Power must be viewed in part as an artifact of imagination and a facet of human creativity


-W. Arens and Ivan Karp

Systems of power operate in every society, and all power structures require signs to articulate relationships between people. People have used textiles to represent power in diverse cultures throughout history. The following examples demonstrate various ways that textiles have served as tools to uphold, challenge, reshape, or gain power.

Many of the textiles that are attributed to the Paracas culture were found in the Necropolis burial site in the Nazca Desert, Peru. Each person buried there was wrapped up within a bundle of intricately embroidered cloth, much like the Mead’s Clothing fragment with Pampas Cats. The range of mummy bundles within the burial site suggests status differentiation, since some bundles contain more garments of a higher quality. The diversity of motifs on each cloth suggests that these garments were commissioned in order to inform others of about the wearer’s social position. The elaborately woven and hand-embroidered textiles demonstrate how textiles were used within the Paracas culture to uphold systems of power that were already in place.

Clothing fragment with Pampas Cats

Peru, Paracas, Clothing fragment with Pampas Cats, ca. 100 B.C.E.-100 C.E.

The grandiose Flemish tapestry Leopard Hunting Scene depicts more than just an imaginative game hunt. In fact, it uncovers narratives about Europe’s fear of and fascination with “the Orient” in the 17th century. Although trade between Europe and the Middle East was prosperous, tensions between the regions grew. Depictions of hunts of non-native game and struggles against Ottoman forces became popular subjects in painting and other decorative arts at this time. The imagery on this tapestry displays a band of European hunters tracking down a leopard, an animal native to the Middle East. The hunting troop echoes European efforts to challenge the rising powers of the Ottoman and Persian Empires.

Flemish, Tapestry with Leopard Hunting Scene, 17th c.

Flemish, Tapestry with Leopard Hunting Scene, 17th c.
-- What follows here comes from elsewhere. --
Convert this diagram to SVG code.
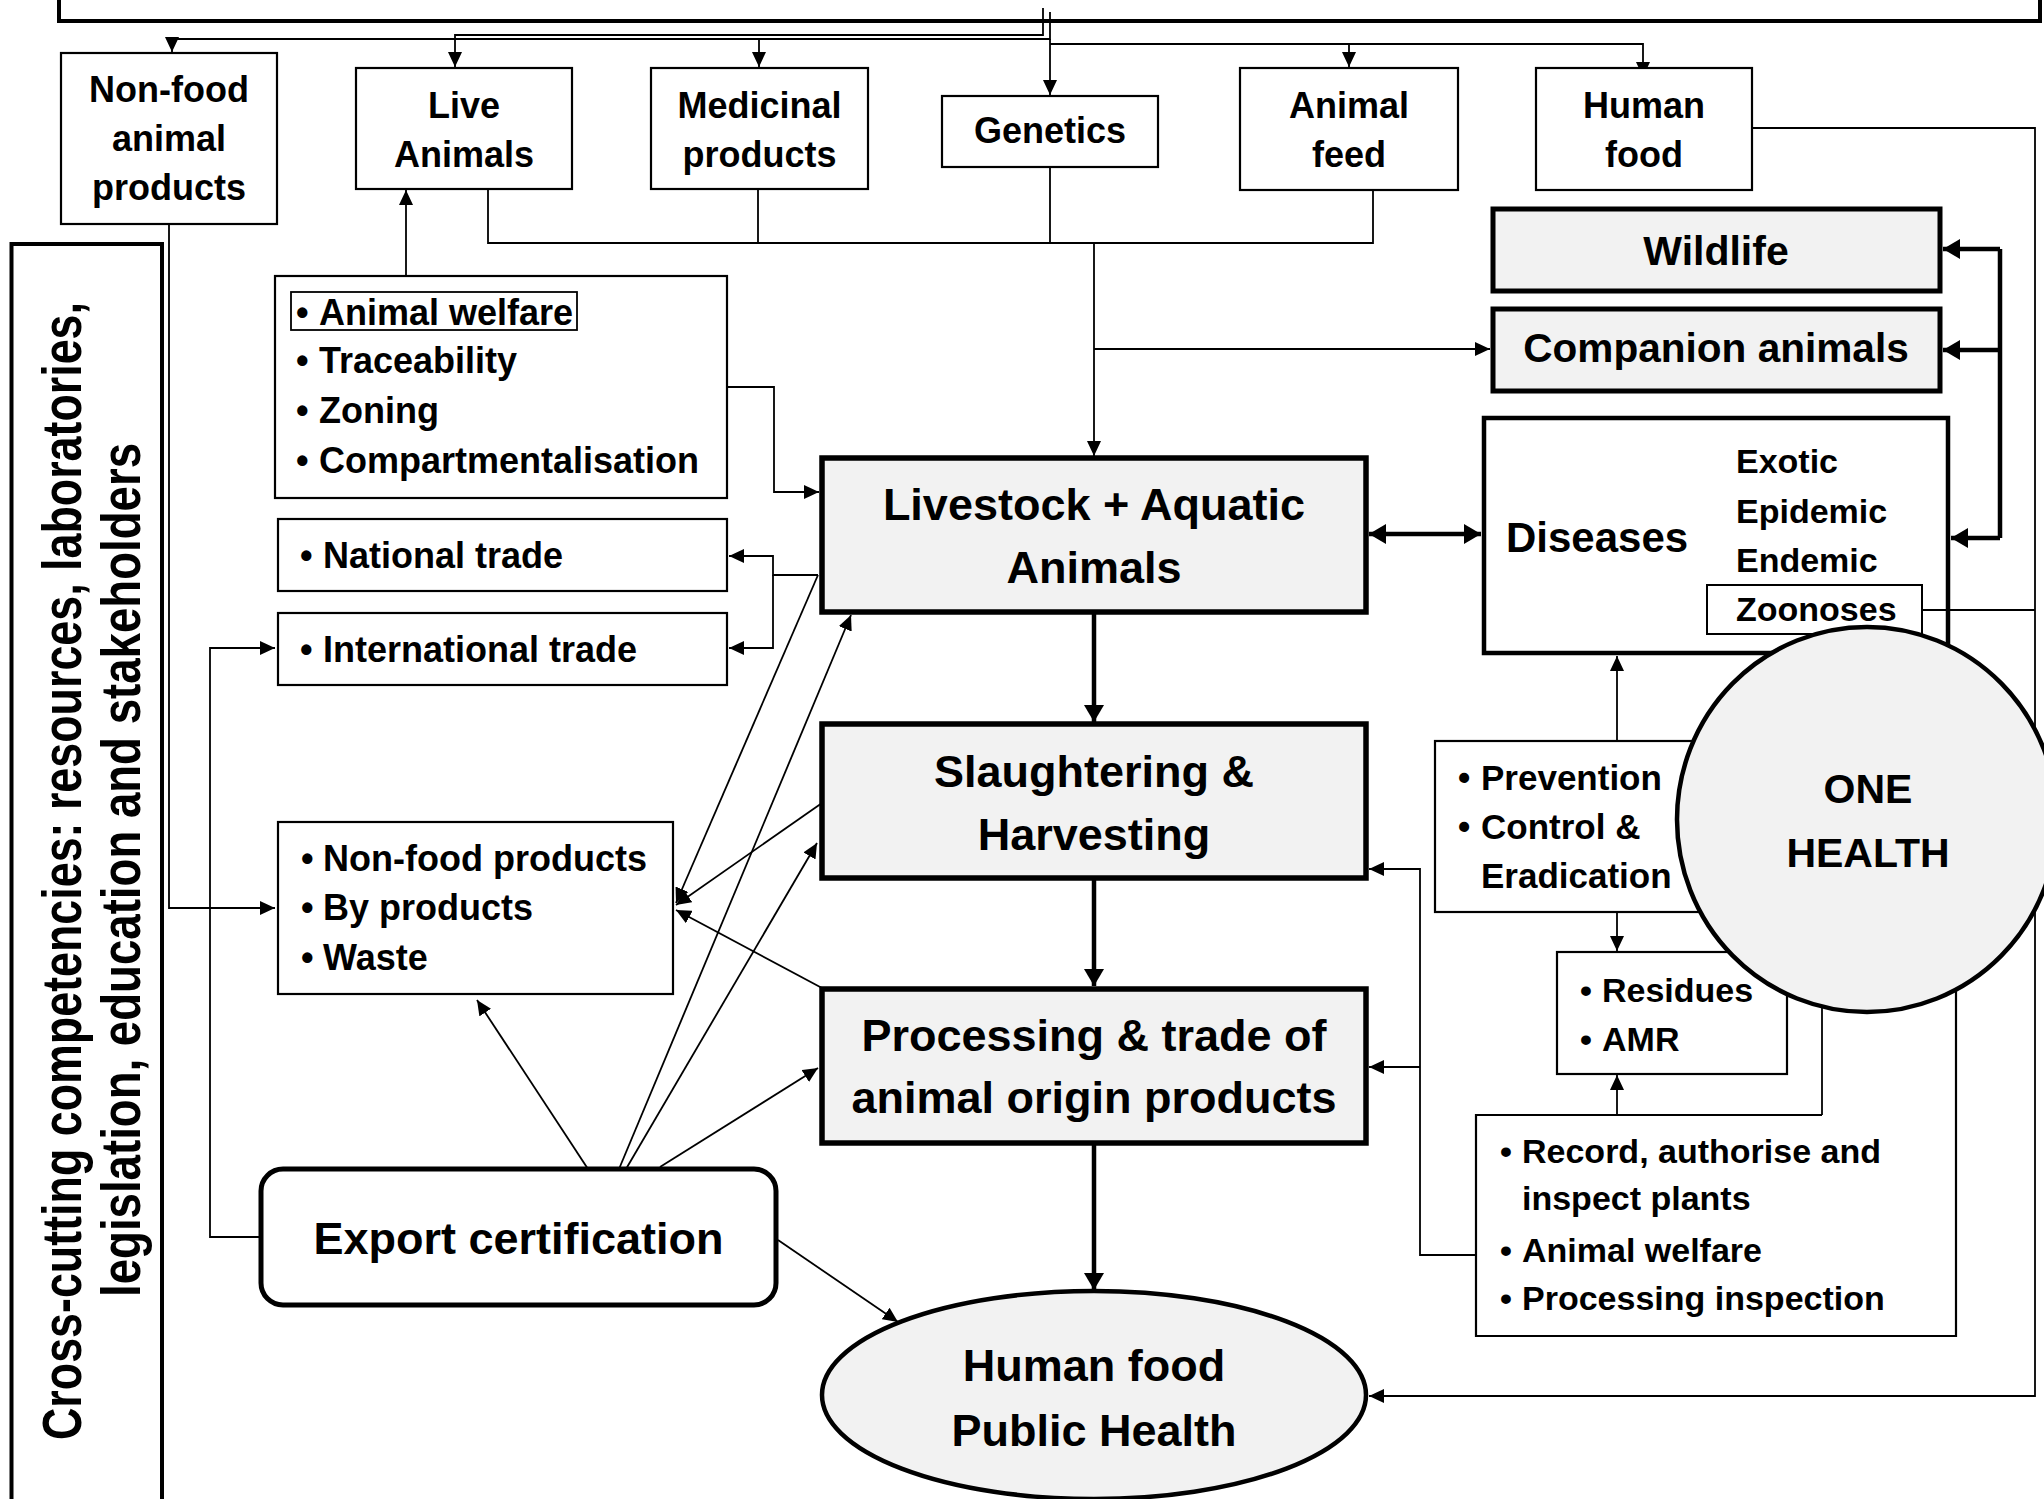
<svg xmlns="http://www.w3.org/2000/svg" width="2044" height="1499" viewBox="0 0 2044 1499">
<style>
text{font-family:"Liberation Sans",Arial,sans-serif;font-weight:bold;fill:#000}
.m{text-anchor:middle}
.box{fill:#fff;stroke:#000;stroke-width:2.2}
.gbox{fill:#f2f2f2;stroke:#000;stroke-width:5.5}
.c{fill:none;stroke:#000;stroke-width:1.8}
.k{fill:none;stroke:#000;stroke-width:4.5}
.ca{fill:none;stroke:#000;stroke-width:1.8;marker-end:url(#a)}
.ka{fill:none;stroke:#000;stroke-width:4.5;marker-end:url(#A)}
.f34{font-size:34px}.f35{font-size:35px}.f36{font-size:36px}.f41{font-size:41px}.f42{font-size:42px}.f45{font-size:45px}
</style>
<defs>
<marker id="a" viewBox="0 0 15 14" refX="15" refY="7" markerWidth="15" markerHeight="14" markerUnits="userSpaceOnUse" orient="auto"><path d="M0,0 L15,7 L0,14 z" fill="#000"/></marker>
<marker id="A" viewBox="0 0 17 20" refX="17" refY="10" markerWidth="17" markerHeight="20" markerUnits="userSpaceOnUse" orient="auto-start-reverse"><path d="M0,0 L17,10 L0,20 z" fill="#000"/></marker>
</defs>
<rect width="2044" height="1499" fill="#fff"/>

<g id="connectors">
<path class="ca" d="M1043,8 V35 H455 V67"/>
<path class="ca" d="M1050,12 V39 H172 V52"/>
<path class="ca" d="M759,39 V67"/>
<path class="ca" d="M1050,39 V95"/>
<path class="ca" d="M1050,44 H1643 V77"/>
<path class="ca" d="M1349,44 V67"/>
<path class="c" d="M488,189 V243 H1373 V190 M758,189 V243 M1050,167 V243"/>
<path class="ca" d="M1094,243 V456"/>
<path class="ca" d="M1094,349 H1490"/>
<path class="ca" d="M406,292 V190"/>
<path class="ca" d="M727,387 H774 V492 H819"/>
<path class="ca" d="M818,575 H773 V556 H729"/>
<path class="ca" d="M773,575 V648 H729"/>
<path class="ca" d="M818,575 L676,903"/>
<path class="ca" d="M822,803 L676,905"/>
<path class="ca" d="M822,988 L676,910"/>
<path class="ca" d="M588,1169 L477,1000"/>
<path class="ca" d="M619,1169 L851,615"/>
<path class="ca" d="M626,1169 L817,843"/>
<path class="ca" d="M660,1167 L818,1068"/>
<path class="ca" d="M778,1240 L898,1322"/>
<path class="ca" d="M261,1237 H210 V648 H275"/>
<path class="ca" d="M169,224 V908 H275"/>
<path class="ca" d="M1617,741 V656"/>
<path class="ca" d="M1617,912 V951"/>
<path class="ca" d="M1617,1115 V1075"/>
<path class="ca" d="M1476,1255 H1420 V869 H1369"/>
<path class="ca" d="M1420,1067 H1369"/>
<path class="ca" d="M1752,128 H2035 V1396 H1369"/>
<path class="c" d="M1822,990 V1115"/>
<path class="ka" d="M1094,612 V722"/>
<path class="ka" d="M1094,878 V986"/>
<path class="ka" d="M1094,1143 V1290"/>
<path class="ka" d="M1369,534 H1481" marker-start="url(#A)"/>
<path class="k" d="M2000,249 V538"/>
<path class="ka" d="M2000,249 H1943"/>
<path class="ka" d="M2000,350 H1943"/>
<path class="ka" d="M2000,538 H1951"/>
</g>

<g id="banner"><rect x="59" y="-60" width="1981" height="81" fill="none" stroke="#000" stroke-width="4"/></g>

<g id="cross-cutting">
<rect x="11.5" y="244" width="150.5" height="1300" fill="#fff" stroke="#000" stroke-width="4"/>
<text transform="translate(81,871) rotate(-90)" class="m" font-size="55" textLength="1138" lengthAdjust="spacingAndGlyphs">Cross-cutting competencies: resources, laboratories,</text>
<text transform="translate(140,870) rotate(-90)" class="m" font-size="55" textLength="854" lengthAdjust="spacingAndGlyphs">legislation, education and stakeholders</text>
</g>

<g id="non-food-animal-products"><rect class="box" x="61" y="53" width="216" height="171"/>
<text class="m f36" x="169" y="102">Non-food</text><text class="m f36" x="169" y="151">animal</text><text class="m f36" x="169" y="200">products</text></g>
<g id="live-animals"><rect class="box" x="356" y="68" width="216" height="121"/>
<text class="m f36" x="464" y="118">Live</text><text class="m f36" x="464" y="167">Animals</text></g>
<g id="medicinal-products"><rect class="box" x="651" y="68" width="217" height="121"/>
<text class="m f36" x="759.5" y="118">Medicinal</text><text class="m f36" x="759.5" y="167">products</text></g>
<g id="genetics"><rect class="box" x="942" y="96" width="216" height="71"/>
<text class="m f36" x="1050" y="143">Genetics</text></g>
<g id="animal-feed"><rect class="box" x="1240" y="68" width="218" height="122"/>
<text class="m f36" x="1349" y="118">Animal</text><text class="m f36" x="1349" y="167">feed</text></g>
<g id="human-food-top"><rect class="box" x="1536" y="68" width="216" height="122"/>
<text class="m f36" x="1644" y="118">Human</text><text class="m f36" x="1644" y="167">food</text></g>

<g id="wildlife"><rect x="1493" y="209" width="447" height="82" fill="#f2f2f2" stroke="#000" stroke-width="5"/>
<text class="m f41" x="1716" y="265">Wildlife</text></g>
<g id="companion-animals"><rect x="1493" y="309" width="447" height="82" fill="#f2f2f2" stroke="#000" stroke-width="5"/>
<text class="m" font-size="40.6" x="1716" y="362">Companion animals</text></g>

<g id="animal-welfare-list"><rect class="box" x="275" y="276" width="452" height="222"/>
<rect x="291" y="292" width="286" height="38" fill="none" stroke="#000" stroke-width="1.8"/>
<text class="f36" y="325"><tspan x="296">•</tspan><tspan x="319">Animal welfare</tspan></text>
<text class="f36" y="373"><tspan x="296">•</tspan><tspan x="319">Traceability</tspan></text>
<text class="f36" y="423"><tspan x="296">•</tspan><tspan x="319">Zoning</tspan></text>
<text class="f36" y="473"><tspan x="296">•</tspan><tspan x="319">Compartmentalisation</tspan></text></g>
<g id="national-trade"><rect class="box" x="278" y="519" width="449" height="72"/>
<text class="f36" y="568"><tspan x="300">•</tspan><tspan x="323">National trade</tspan></text></g>
<g id="international-trade"><rect class="box" x="278" y="613" width="449" height="72"/>
<text class="f36" y="662"><tspan x="300">•</tspan><tspan x="323">International trade</tspan></text></g>
<g id="non-food-products"><rect class="box" x="278" y="822" width="395" height="172"/>
<text class="f36" y="871"><tspan x="301">•</tspan><tspan x="323">Non-food products</tspan></text>
<text class="f36" y="920"><tspan x="301">•</tspan><tspan x="323">By products</tspan></text>
<text class="f36" y="970"><tspan x="301">•</tspan><tspan x="323">Waste</tspan></text></g>
<g id="export-certification"><rect x="261" y="1169" width="515" height="136" rx="22" fill="#fff" stroke="#000" stroke-width="5"/>
<text class="m f45" x="518.5" y="1254">Export certification</text></g>

<g id="livestock"><rect class="gbox" x="822" y="458" width="544" height="154"/>
<text class="m f45" x="1094" y="520">Livestock + Aquatic</text><text class="m f45" x="1094" y="583">Animals</text></g>
<g id="slaughtering"><rect class="gbox" x="822" y="724" width="544" height="154"/>
<text class="m f45" x="1094" y="787">Slaughtering &amp;</text><text class="m f45" x="1094" y="850">Harvesting</text></g>
<g id="processing"><rect class="gbox" x="822" y="989" width="544" height="154"/>
<text class="m f45" x="1094" y="1051">Processing &amp; trade of</text><text class="m f45" x="1094" y="1113">animal origin products</text></g>
<g id="human-food-public-health"><ellipse cx="1094" cy="1395" rx="272" ry="104" fill="#f2f2f2" stroke="#000" stroke-width="4.5"/>
<text class="m f45" x="1094" y="1381">Human food</text><text class="m f45" x="1094" y="1446">Public Health</text></g>

<g id="diseases"><rect x="1484" y="418" width="464" height="235" fill="#fff" stroke="#000" stroke-width="4.5"/>
<text class="f42" x="1506" y="552">Diseases</text>
<text class="f34" x="1736" y="473">Exotic</text>
<text class="f34" x="1736" y="523">Epidemic</text>
<text class="f34" x="1736" y="572">Endemic</text>
<rect x="1707" y="585" width="215" height="49" fill="#fff" stroke="#000" stroke-width="2"/>
<text class="f34" x="1736" y="621">Zoonoses</text>
<path class="c" d="M1922,610 H2035"/></g>

<g id="prevention"><rect class="box" x="1435" y="741" width="290" height="171"/>
<text class="f35" y="790"><tspan x="1458">•</tspan><tspan x="1481">Prevention</tspan></text>
<text class="f35" y="839"><tspan x="1458">•</tspan><tspan x="1481">Control &amp;</tspan></text>
<text class="f35" x="1481" y="888">Eradication</text></g>
<g id="residues"><rect class="box" x="1557" y="952" width="230" height="122"/>
<text class="f34" y="1002"><tspan x="1580">•</tspan><tspan x="1602">Residues</tspan></text>
<text class="f34" y="1051"><tspan x="1580">•</tspan><tspan x="1602">AMR</tspan></text></g>
<g id="record"><path d="M1822,1115 H1476 V1336 H1956 V900" fill="none" stroke="#000" stroke-width="2.2"/>
<text class="f34" y="1163"><tspan x="1500">•</tspan><tspan x="1522">Record, authorise and</tspan></text>
<text class="f34" x="1522" y="1210">inspect plants</text>
<text class="f34" y="1262"><tspan x="1500">•</tspan><tspan x="1522">Animal welfare</tspan></text>
<text class="f34" y="1310"><tspan x="1500">•</tspan><tspan x="1522">Processing inspection</tspan></text></g>

<g id="one-health"><ellipse cx="1867" cy="819.5" rx="190" ry="192.5" fill="#f2f2f2" stroke="#000" stroke-width="4.5"/>
<text class="m" font-size="41" x="1868" y="803">ONE</text><text class="m" font-size="41" x="1868" y="867">HEALTH</text></g>
</svg>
The Yoruba culture, situated most densely in present-day Nigeria, has a strong tradition of resist-dyed (eleko), indigo textiles called adire. Centuries old, the tradition carried on unflinchingly under British colonial rule. The Oloba Adire Eleko, a design made through stenciled wax resist, reveals changing power structures over almost a century in Nigeria. Originally, this piece was made to commemorate King George V and Queen Mary’s Silver Jubilee in 1935. The combination of the subject matter, a celebration of Britain’s King and Queen, with Yoruba textile traditions places this piece in a specific cultural moment of 19th century European imperialism. However, soon after it was made, Nigerian nationalist movements began to materialize. As the Nigerian people began to protest colonial rule, this textile took on new meanings. As the original stencils were traced and replaced, the design became less about the British and more about the Yoruba people. English words were replaced by Yoruba proverbs, and the images of the King and Queen were no longer in their likenesses. Today, the two figures in the center represent Adam and Eve, not former colonial rulers. As power structures were reshaped in Nigeria, so were the textiles representing them.

Nigeria, Yoruba, Oloba, adire eleko, 20th c.

Nigeria, Yoruba, Oloba, adire eleko, 20th c.

Artist Amalia Amaki challenges racist power structures in the United States by locating the black experience in American culture. She frequently uses fabric as a medium. In her piece Three Cheers for the Red, White & Blue #15, she juxtaposes patriotic imagery with cyanotype portraits of black Americans, which include portraits of enslaved Africans, blues singers, and her own maternal aunts. Her patchwork alludes to African American quilt traditions, and metaphorically, she stitches black culture back into the dominant narrative of the United States. Furthermore, the work evokes cotton and indigo, which were among the most important commodities in the trans-Atlantic slave trade between the Americas and West Africa. Amaki reframes and reclaims these materials while honoring the contributions of African Americans to American culture in an effort to upend contemporary systems of power with deep historical roots.

Amalia Amaki, Three Cheers for the Red, White & Blue #15, 1995

Amalia Amaki (American, 1959-), Three Cheers for the Red, White & Blue #15, 1995

Textiles and systems of power are fabricated in every society. When brought together they transmit messages that dismantle, uphold or establish the status quo. The cultural signifiers stitched into the textiles reveal the underlying power structures at play.